▸ Aim:
Return verbatim the inclusive range of lines running from the line that contains "Emit a component" to the line that contains "668, background: GRID". Omit every other line.

▸ Data shown:
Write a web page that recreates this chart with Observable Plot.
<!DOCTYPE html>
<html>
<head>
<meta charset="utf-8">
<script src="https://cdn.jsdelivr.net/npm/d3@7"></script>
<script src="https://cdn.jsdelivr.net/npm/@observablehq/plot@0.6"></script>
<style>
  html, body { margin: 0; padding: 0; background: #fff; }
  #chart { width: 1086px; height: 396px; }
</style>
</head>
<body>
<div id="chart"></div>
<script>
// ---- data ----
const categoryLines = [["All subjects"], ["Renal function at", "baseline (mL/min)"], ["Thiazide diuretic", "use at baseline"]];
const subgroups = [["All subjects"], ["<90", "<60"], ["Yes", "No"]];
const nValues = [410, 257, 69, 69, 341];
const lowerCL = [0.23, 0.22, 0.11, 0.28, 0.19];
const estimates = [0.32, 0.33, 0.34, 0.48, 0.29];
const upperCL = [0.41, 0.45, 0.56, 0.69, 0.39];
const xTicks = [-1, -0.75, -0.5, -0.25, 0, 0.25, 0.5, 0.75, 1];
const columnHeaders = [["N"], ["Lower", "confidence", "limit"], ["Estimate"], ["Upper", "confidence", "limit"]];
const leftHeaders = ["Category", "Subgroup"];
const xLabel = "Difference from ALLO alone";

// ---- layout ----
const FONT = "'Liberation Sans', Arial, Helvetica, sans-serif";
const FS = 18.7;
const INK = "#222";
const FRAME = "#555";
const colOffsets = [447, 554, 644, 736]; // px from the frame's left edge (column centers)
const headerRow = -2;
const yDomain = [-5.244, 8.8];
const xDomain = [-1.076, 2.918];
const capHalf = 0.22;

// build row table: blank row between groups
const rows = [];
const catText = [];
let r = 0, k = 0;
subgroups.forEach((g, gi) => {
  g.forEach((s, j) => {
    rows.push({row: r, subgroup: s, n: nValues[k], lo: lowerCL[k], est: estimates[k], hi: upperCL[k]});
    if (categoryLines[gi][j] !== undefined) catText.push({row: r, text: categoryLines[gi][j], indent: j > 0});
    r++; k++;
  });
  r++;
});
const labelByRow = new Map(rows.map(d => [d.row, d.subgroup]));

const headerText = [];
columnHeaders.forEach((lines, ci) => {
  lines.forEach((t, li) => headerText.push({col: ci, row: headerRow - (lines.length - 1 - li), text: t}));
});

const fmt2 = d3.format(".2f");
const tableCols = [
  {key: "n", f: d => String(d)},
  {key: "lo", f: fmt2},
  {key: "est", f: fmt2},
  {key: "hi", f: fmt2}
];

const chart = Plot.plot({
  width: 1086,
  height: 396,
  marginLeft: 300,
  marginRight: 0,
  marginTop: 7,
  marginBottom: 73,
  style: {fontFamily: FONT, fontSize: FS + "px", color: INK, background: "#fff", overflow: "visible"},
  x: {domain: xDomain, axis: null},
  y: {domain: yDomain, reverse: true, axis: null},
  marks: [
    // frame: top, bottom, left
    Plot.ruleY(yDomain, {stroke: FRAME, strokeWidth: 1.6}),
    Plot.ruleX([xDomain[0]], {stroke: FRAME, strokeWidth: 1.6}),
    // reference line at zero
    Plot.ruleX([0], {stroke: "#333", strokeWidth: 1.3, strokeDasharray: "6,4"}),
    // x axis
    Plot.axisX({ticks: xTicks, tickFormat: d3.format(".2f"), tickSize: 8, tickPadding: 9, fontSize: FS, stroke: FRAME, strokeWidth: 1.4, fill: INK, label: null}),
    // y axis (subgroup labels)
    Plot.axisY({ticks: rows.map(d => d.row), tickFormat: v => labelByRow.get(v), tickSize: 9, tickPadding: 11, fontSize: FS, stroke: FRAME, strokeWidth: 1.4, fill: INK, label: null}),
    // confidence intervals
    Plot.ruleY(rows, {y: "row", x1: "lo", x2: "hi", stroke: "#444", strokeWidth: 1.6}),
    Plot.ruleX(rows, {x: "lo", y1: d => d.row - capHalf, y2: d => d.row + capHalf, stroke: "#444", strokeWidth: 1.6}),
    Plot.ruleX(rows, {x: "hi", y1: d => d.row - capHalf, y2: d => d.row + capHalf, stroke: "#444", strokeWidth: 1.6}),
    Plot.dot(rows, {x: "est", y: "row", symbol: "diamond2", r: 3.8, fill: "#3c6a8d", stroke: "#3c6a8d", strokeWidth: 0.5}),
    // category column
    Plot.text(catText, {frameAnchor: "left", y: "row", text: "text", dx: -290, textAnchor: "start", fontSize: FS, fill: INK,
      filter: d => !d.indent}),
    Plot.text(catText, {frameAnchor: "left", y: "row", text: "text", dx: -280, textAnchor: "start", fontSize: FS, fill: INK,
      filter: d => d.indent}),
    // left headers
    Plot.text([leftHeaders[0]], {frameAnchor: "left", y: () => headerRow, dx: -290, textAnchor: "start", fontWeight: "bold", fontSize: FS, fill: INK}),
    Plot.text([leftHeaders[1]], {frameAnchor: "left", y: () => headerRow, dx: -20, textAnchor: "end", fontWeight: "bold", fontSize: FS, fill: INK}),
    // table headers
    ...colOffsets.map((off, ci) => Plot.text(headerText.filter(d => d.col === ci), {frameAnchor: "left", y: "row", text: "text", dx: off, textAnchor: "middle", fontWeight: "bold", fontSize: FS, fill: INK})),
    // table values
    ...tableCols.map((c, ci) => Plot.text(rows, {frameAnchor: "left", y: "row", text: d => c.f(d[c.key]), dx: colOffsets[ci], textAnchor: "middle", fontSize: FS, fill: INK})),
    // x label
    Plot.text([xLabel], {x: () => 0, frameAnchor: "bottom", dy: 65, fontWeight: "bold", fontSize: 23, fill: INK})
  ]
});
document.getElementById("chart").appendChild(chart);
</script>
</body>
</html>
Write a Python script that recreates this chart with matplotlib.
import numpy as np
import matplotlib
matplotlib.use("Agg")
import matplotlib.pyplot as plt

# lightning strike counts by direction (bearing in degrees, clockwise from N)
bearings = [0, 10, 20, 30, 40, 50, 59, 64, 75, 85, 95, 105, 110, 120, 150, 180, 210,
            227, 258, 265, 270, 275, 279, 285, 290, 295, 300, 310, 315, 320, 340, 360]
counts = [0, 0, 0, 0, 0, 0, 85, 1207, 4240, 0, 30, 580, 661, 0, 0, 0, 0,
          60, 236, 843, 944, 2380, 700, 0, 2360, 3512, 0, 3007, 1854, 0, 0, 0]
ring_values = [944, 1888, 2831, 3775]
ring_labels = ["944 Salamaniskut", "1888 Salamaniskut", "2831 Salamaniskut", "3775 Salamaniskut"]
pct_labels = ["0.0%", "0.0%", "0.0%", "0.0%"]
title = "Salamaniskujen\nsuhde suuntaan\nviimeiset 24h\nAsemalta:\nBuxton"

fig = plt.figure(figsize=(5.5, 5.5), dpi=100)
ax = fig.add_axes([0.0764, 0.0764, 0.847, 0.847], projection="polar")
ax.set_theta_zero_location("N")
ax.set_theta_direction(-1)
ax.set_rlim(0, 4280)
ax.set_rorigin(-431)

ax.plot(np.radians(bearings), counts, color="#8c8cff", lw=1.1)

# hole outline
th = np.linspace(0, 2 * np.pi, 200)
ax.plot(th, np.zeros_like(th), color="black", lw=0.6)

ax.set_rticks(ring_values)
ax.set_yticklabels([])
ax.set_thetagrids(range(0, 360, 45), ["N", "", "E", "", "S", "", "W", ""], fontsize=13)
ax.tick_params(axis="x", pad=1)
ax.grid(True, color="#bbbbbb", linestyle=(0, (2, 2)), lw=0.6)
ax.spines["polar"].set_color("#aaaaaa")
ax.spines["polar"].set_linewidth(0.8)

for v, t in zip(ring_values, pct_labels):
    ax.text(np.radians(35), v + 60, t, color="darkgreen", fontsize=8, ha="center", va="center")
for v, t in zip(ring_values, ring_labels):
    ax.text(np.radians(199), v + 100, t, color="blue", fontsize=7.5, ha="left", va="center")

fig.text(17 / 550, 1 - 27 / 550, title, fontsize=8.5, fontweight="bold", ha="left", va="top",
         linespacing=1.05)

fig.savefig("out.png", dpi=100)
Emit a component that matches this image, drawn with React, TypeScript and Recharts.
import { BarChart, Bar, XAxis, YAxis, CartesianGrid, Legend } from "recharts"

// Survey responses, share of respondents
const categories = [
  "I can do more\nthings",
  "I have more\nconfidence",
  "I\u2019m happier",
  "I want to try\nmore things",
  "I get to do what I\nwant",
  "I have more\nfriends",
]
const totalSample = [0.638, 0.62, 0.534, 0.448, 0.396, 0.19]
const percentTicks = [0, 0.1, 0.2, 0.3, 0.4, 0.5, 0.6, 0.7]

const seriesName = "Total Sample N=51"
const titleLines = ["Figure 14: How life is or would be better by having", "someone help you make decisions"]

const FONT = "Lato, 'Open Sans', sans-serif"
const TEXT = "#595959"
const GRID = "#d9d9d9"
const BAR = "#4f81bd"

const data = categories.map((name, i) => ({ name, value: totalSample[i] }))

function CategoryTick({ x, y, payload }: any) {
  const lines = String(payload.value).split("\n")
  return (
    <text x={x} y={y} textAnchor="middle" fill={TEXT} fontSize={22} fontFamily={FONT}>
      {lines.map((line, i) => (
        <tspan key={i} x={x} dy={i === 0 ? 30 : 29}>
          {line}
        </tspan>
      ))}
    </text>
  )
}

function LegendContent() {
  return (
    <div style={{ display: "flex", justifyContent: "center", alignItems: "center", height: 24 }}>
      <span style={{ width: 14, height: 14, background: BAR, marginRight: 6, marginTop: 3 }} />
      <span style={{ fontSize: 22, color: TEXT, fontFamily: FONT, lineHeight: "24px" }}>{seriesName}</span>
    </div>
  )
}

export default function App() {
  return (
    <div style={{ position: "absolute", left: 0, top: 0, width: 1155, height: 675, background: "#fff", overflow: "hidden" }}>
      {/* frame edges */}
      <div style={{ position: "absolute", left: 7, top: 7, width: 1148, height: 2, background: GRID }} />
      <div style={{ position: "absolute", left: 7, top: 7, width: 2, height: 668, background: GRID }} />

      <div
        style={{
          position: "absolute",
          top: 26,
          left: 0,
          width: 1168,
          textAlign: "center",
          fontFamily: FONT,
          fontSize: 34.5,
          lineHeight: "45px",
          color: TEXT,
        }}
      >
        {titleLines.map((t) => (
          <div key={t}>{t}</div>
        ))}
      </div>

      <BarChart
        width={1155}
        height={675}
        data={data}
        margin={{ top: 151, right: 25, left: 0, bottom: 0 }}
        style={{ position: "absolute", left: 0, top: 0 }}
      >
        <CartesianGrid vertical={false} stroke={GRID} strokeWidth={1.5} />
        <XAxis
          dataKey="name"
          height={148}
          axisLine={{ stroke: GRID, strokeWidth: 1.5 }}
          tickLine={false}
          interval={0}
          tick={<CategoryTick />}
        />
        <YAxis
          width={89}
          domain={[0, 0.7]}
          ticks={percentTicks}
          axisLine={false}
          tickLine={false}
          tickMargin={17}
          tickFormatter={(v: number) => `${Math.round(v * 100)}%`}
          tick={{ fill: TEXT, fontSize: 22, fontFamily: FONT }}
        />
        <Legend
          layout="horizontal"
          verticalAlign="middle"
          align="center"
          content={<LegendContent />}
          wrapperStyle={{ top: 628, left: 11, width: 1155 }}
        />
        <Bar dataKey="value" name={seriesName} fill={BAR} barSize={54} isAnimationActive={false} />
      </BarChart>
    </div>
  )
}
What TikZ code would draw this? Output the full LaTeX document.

▸ Solved exercise:
Emit a component that matches this image, drawn with React, TypeScript and Recharts.
import { BarChart, Bar, XAxis, YAxis, CartesianGrid, Legend } from "recharts"

// Survey responses, share of respondents
const categories = [
  "I can do more\nthings",
  "I have more\nconfidence",
  "I\u2019m happier",
  "I want to try\nmore things",
  "I get to do what I\nwant",
  "I have more\nfriends",
]
const totalSample = [0.638, 0.62, 0.534, 0.448, 0.396, 0.19]
const percentTicks = [0, 0.1, 0.2, 0.3, 0.4, 0.5, 0.6, 0.7]

const seriesName = "Total Sample N=51"
const titleLines = ["Figure 14: How life is or would be better by having", "someone help you make decisions"]

const FONT = "Lato, 'Open Sans', sans-serif"
const TEXT = "#595959"
const GRID = "#d9d9d9"
const BAR = "#4f81bd"

const data = categories.map((name, i) => ({ name, value: totalSample[i] }))

function CategoryTick({ x, y, payload }: any) {
  const lines = String(payload.value).split("\n")
  return (
    <text x={x} y={y} textAnchor="middle" fill={TEXT} fontSize={22} fontFamily={FONT}>
      {lines.map((line, i) => (
        <tspan key={i} x={x} dy={i === 0 ? 30 : 29}>
          {line}
        </tspan>
      ))}
    </text>
  )
}

function LegendContent() {
  return (
    <div style={{ display: "flex", justifyContent: "center", alignItems: "center", height: 24 }}>
      <span style={{ width: 14, height: 14, background: BAR, marginRight: 6, marginTop: 3 }} />
      <span style={{ fontSize: 22, color: TEXT, fontFamily: FONT, lineHeight: "24px" }}>{seriesName}</span>
    </div>
  )
}

export default function App() {
  return (
    <div style={{ position: "absolute", left: 0, top: 0, width: 1155, height: 675, background: "#fff", overflow: "hidden" }}>
      {/* frame edges */}
      <div style={{ position: "absolute", left: 7, top: 7, width: 1148, height: 2, background: GRID }} />
      <div style={{ position: "absolute", left: 7, top: 7, width: 2, height: 668, background: GRID }} />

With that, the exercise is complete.